Decision: Unfortunately for the taxpayer his appeal was dismissed since the law in this area was clearly against his position:
 In R v. Herman, 1978 CarswellNat 210, the Federal Court wrote at paragraph 13:
In taxing superannuation or pension income the Act appears to make no distinction as to the origin of it. It merely taxes all of it when received by a taxpayer resident in Canada and liable to Canadian income tax. In this case, it differs from the taxation of annuities in which only the interest element is taxable as income and part of each annuity payment received would represent a return of the annuitant’s capital and be treated as such.
 In Ruparel v. Canada, 2012 TCC 268, Justice Webb (as he then was) stated that there were no provisions in the Act which provided for the deduction of the capital elements of pension payments. In Ruparel, benefits received by the taxpayer were included in income under section 56 of the Act.

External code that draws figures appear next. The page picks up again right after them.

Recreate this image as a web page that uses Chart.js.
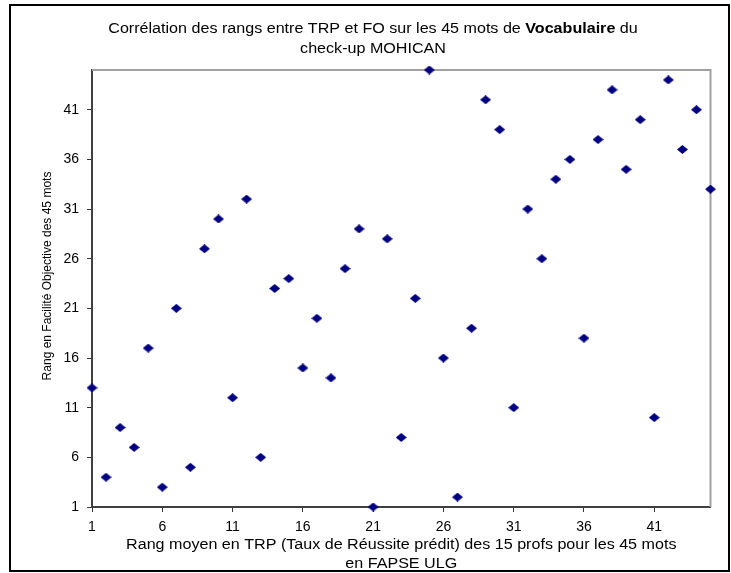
<!DOCTYPE html>
<html>
<head>
<meta charset="utf-8">
<script src="https://cdn.jsdelivr.net/npm/chart.js@4"></script>
<style>
html,body{margin:0;padding:0;background:#fff;}
#c{display:block;}
</style>
</head>
<body>
<canvas id="c" width="731" height="573"></canvas>
<script>
// ---- data ----
const rangTRP = [1,2,3,4,5,6,7,8,9,10,11,12,13,14,15,16,17,18,19,20,21,22,23,24,25,26,27,28,29,30,31,32,33,34,35,36,37,38,39,40,41,42,43,44,45];
const rangFO  = [13,4,9,7,17,3,21,5,27,30,12,32,6,23,24,15,20,14,25,29,1,28,8,22,45,16,2,19,42,39,11,31,26,34,36,18,38,43,35,40,10,44,37,41,33];
const xTicks = [1,6,11,16,21,26,31,36,41];
const yTicks = [1,6,11,16,21,26,31,36,41];
const titleStart = "Corrélation des rangs entre TRP et FO sur les 45 mots de ";
const titleBold = "Vocabulaire";
const titleEnd = " du";
const titleLine2 = "check-up MOHICAN";
const xTitleLines = ["Rang moyen en TRP (Taux de Réussite prédit) des 15 profs pour les 45 mots", "en FAPSE ULG"];
const yTitle = "Rang en Facilité Objective des 45 mots";

const FONT = "'Liberation Sans', Arial, sans-serif";
const STRETCH = 1.15;

// diamond marker
function makeDiamond(w, h, color) {
  const cv = document.createElement('canvas');
  cv.width = w; cv.height = h;
  const g = cv.getContext('2d');
  g.fillStyle = color;
  g.beginPath();
  g.moveTo(0, h / 2);
  g.lineTo(w / 2, 0);
  g.lineTo(w, h / 2);
  g.lineTo(w / 2, h);
  g.closePath();
  g.fill();
  return cv;
}
const diamond = makeDiamond(11, 9, '#000080');

function stretchedText(ctx, parts, cx, baseline) {
  // parts: [{text, bold}]
  let total = 0;
  const widths = parts.map(p => {
    ctx.font = (p.bold ? 'bold ' : '') + '14px ' + FONT;
    const w = ctx.measureText(p.text).width;
    total += w;
    return w;
  });
  ctx.save();
  ctx.translate(cx, baseline);
  ctx.scale(STRETCH, 1);
  ctx.textBaseline = 'alphabetic';
  ctx.textAlign = 'left';
  ctx.fillStyle = '#000';
  let x = -total / 2;
  parts.forEach((p, i) => {
    ctx.font = (p.bold ? 'bold ' : '') + '14px ' + FONT;
    ctx.fillText(p.text, x, 0);
    x += widths[i];
  });
  ctx.restore();
}

const decor = {
  id: 'decor',
  beforeDraw(chart) {
    const ctx = chart.ctx;
    ctx.save();
    ctx.fillStyle = '#fff';
    ctx.fillRect(0, 0, chart.width, chart.height);
    ctx.strokeStyle = '#000';
    ctx.lineWidth = 2;
    ctx.strokeRect(10, 5, 719, 566);
    ctx.restore();
  },
  beforeDatasetsDraw(chart) {
    const {ctx, chartArea: a} = chart;
    ctx.save();
    ctx.strokeStyle = '#a0a0a0';
    ctx.lineWidth = 2;
    ctx.beginPath();
    ctx.moveTo(a.left, a.top);
    ctx.lineTo(a.right, a.top);
    ctx.lineTo(a.right, a.bottom);
    ctx.stroke();
    ctx.restore();
  },
  afterDraw(chart) {
    const ctx = chart.ctx;
    const a = chart.chartArea;
    stretchedText(ctx, [{text: titleStart}, {text: titleBold, bold: true}, {text: titleEnd}], 373, 33.3);
    stretchedText(ctx, [{text: titleLine2}], 373, 52.5);
    stretchedText(ctx, [{text: xTitleLines[0]}], (a.left + a.right) / 2, 549.3);
    stretchedText(ctx, [{text: xTitleLines[1]}], (a.left + a.right) / 2, 568.3);
    ctx.save();
    ctx.translate(48, 276);
    ctx.rotate(-Math.PI / 2);
    ctx.font = '12px ' + FONT;
    ctx.fillStyle = '#000';
    ctx.textAlign = 'center';
    ctx.textBaseline = 'middle';
    ctx.fillText(yTitle, 0, 0);
    ctx.restore();
  }
};

const tickFont = {family: FONT, size: 14};

new Chart(document.getElementById('c'), {
  type: 'scatter',
  data: {
    datasets: [{
      data: rangTRP.map((x, i) => ({x: x, y: rangFO[i]})),
      pointStyle: diamond,
      pointRadius: 5,
      pointHoverRadius: 5,
      backgroundColor: '#000080',
      borderColor: '#000080',
      clip: false
    }]
  },
  options: {
    responsive: false,
    animation: false,
    devicePixelRatio: 1,
    events: [],
    layout: {padding: {top: 70, right: 20.5, left: 0, bottom: 0}},
    plugins: {legend: {display: false}, title: {display: false}, tooltip: {enabled: false}},
    scales: {
      x: {
        type: 'linear',
        min: 1, max: 45,
        afterBuildTicks: s => { s.ticks = xTicks.map(v => ({value: v})); },
        afterFit: s => { s.height = 66; },
        grid: {drawOnChartArea: false, drawTicks: true, tickLength: 5, tickColor: '#333', tickWidth: 1},
        border: {display: true, color: '#404040', width: 2},
        ticks: {font: tickFont, color: '#000', padding: 7, maxRotation: 0, autoSkip: false, callback: v => String(v)}
      },
      y: {
        type: 'linear',
        min: 1, max: 45,
        afterBuildTicks: s => { s.ticks = yTicks.map(v => ({value: v})); },
        afterFit: s => { s.width = 92; },
        grid: {drawOnChartArea: false, drawTicks: true, tickLength: 5, tickColor: '#333', tickWidth: 1},
        border: {display: true, color: '#404040', width: 2},
        ticks: {font: tickFont, color: '#000', padding: 8, autoSkip: false, callback: v => String(v)}
      }
    }
  },
  plugins: [decor]
});
</script>
</body>
</html>
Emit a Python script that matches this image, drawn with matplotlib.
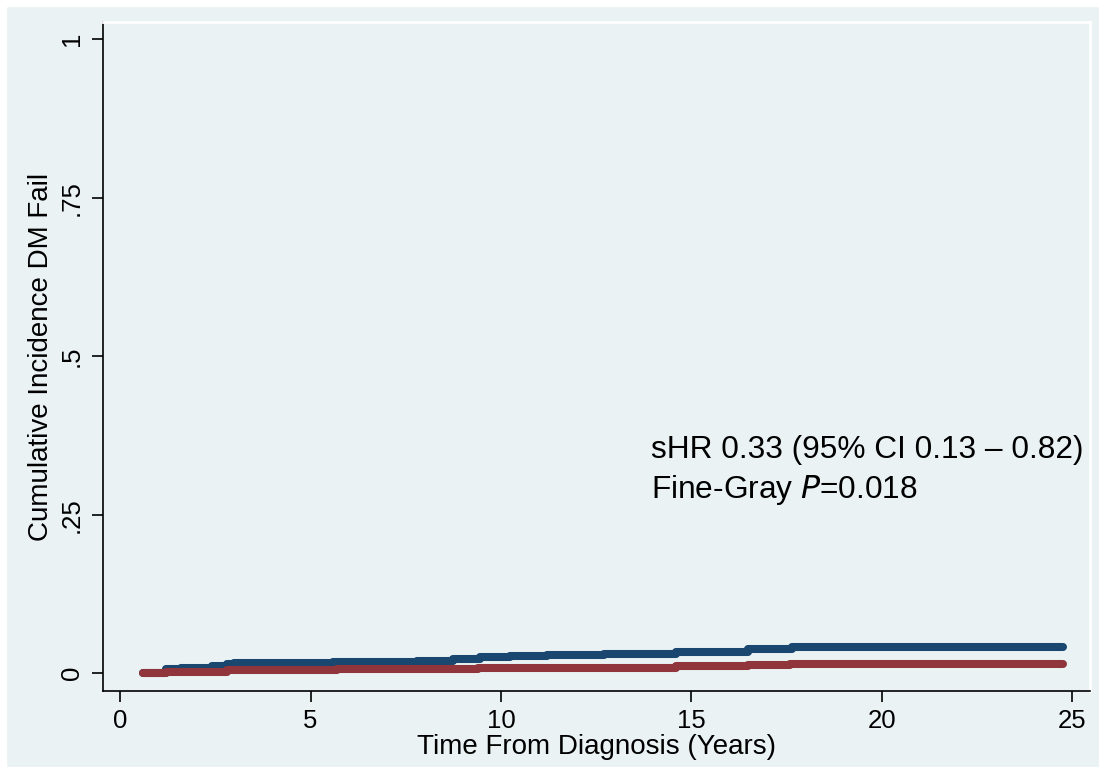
import numpy as np
import matplotlib.pyplot as plt
from matplotlib.patches import Rectangle

# step curves (time in years, cumulative incidence)
blue_t = [0.6, 1.2, 1.6, 2.4, 2.8, 3.0, 5.6, 7.8, 8.75, 9.45, 10.25, 11.2,
          12.7, 14.6, 16.5, 17.3, 17.65, 24.75]
blue_y = [0.001, 0.007, 0.009, 0.012, 0.014, 0.016, 0.018, 0.020, 0.023, 0.025,
          0.027, 0.029, 0.031, 0.034, 0.038, 0.039, 0.0415, 0.0415]
red_t = [0.6, 1.2, 2.8, 5.7, 7.85, 9.4, 11.2, 14.6, 16.5, 17.6, 24.75]
red_y = [0.0, 0.002, 0.005, 0.006, 0.007, 0.0085, 0.009, 0.0115, 0.013, 0.014, 0.014]

x_ticks = [0, 5, 10, 15, 20, 25]
y_ticks = [0, 0.25, 0.5, 0.75, 1]
y_labels = ["0", ".25", ".5", ".75", "1"]

BG = "#EAF2F3"
BLUE = "#1A476F"
RED = "#90353B"

plt.rcParams['font.family'] = ['Liberation Sans', 'DejaVu Sans']

fig = plt.figure(figsize=(10.99, 7.67), dpi=100, facecolor=BG)
ax = fig.add_axes([103 / 1099, 1 - 691 / 767, (1090 - 103) / 1099, (691 - 22) / 767])
ax.set_facecolor(BG)

ax.plot(blue_t, blue_y, drawstyle='steps-post', color=BLUE, lw=5.8,
        solid_capstyle='round', solid_joinstyle='round')
ax.plot(red_t, red_y, drawstyle='steps-post', color=RED, lw=5.8,
        solid_capstyle='round', solid_joinstyle='round')

ax.set_xlim(-0.45, 25.47)
ax.set_ylim(-0.028, 1.027)

ax.set_xticks(x_ticks)
ax.set_yticks(y_ticks)
ax.set_yticklabels(y_labels, rotation=90, va='center')
ax.tick_params(axis='both', direction='out', length=8, width=1.2, labelsize=18.5,
               colors='black')
ax.tick_params(axis='x', pad=5)
ax.tick_params(axis='y', pad=6)

ax.set_xlabel("Time From Diagnosis (Years)", fontsize=20, labelpad=1)
ax.set_ylabel("Cumulative Incidence DM Fail", fontsize=20, labelpad=4)

for s in ['left', 'bottom']:
    ax.spines[s].set_color('black')
    ax.spines[s].set_linewidth(1.2)
for s in ['top', 'right']:
    ax.spines[s].set_color('white')
    ax.spines[s].set_linewidth(2)

ax.text(13.95, 0.352, "sHR 0.33 (95% CI 0.13 \u2013 0.82)", fontsize=22.8, va='center')
ax.text(13.95, 0.289, "Fine-Gray $\\it{P}$=0.018", fontsize=22.8, va='center')

# thin white edge at top and left of the picture
fig.add_artist(Rectangle((0, 1 - 6 / 767), 1, 6 / 767, color='white',
                         transform=fig.transFigure, zorder=-1))
fig.add_artist(Rectangle((0, 0), 6 / 1099, 1, color='white',
                         transform=fig.transFigure, zorder=-1))

fig.savefig("out.png", dpi=100, facecolor=BG)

 The Convention between Canada and Australia for the avoidance of double taxation and the prevention of fiscal evasion with respect to taxes on income (the “Treaty”) does not prohibit the taxation of the pension benefits by Canada. Article 18 of the Treaty allows Australia to tax pensions and annuities at a rate of 15% of the pension or annuity received in the year. The Appellant has stated that no taxes were charged in Australia. If taxes had been charged in Australia, he could have claimed a foreign tax credit in Canada.
 Based on all of the foregoing, I have concluded that the amounts received by the Appellant from the QSuper were superannuation or pension benefits and that they had to be included in his income in accordance with subparagraph 56(1)(a)(i) of the Act regardless that he was unable to deduct the contributions to the QSuper when he made them.
 It is an unfortunate situation that the Appellant is required to include in his income amounts that could be viewed as a return of contributions made by him from after-tax dollars but the Appellant’s appeal must be determined based on the Act as it is written.
There was no order as to costs since this was an informal procedure appeal.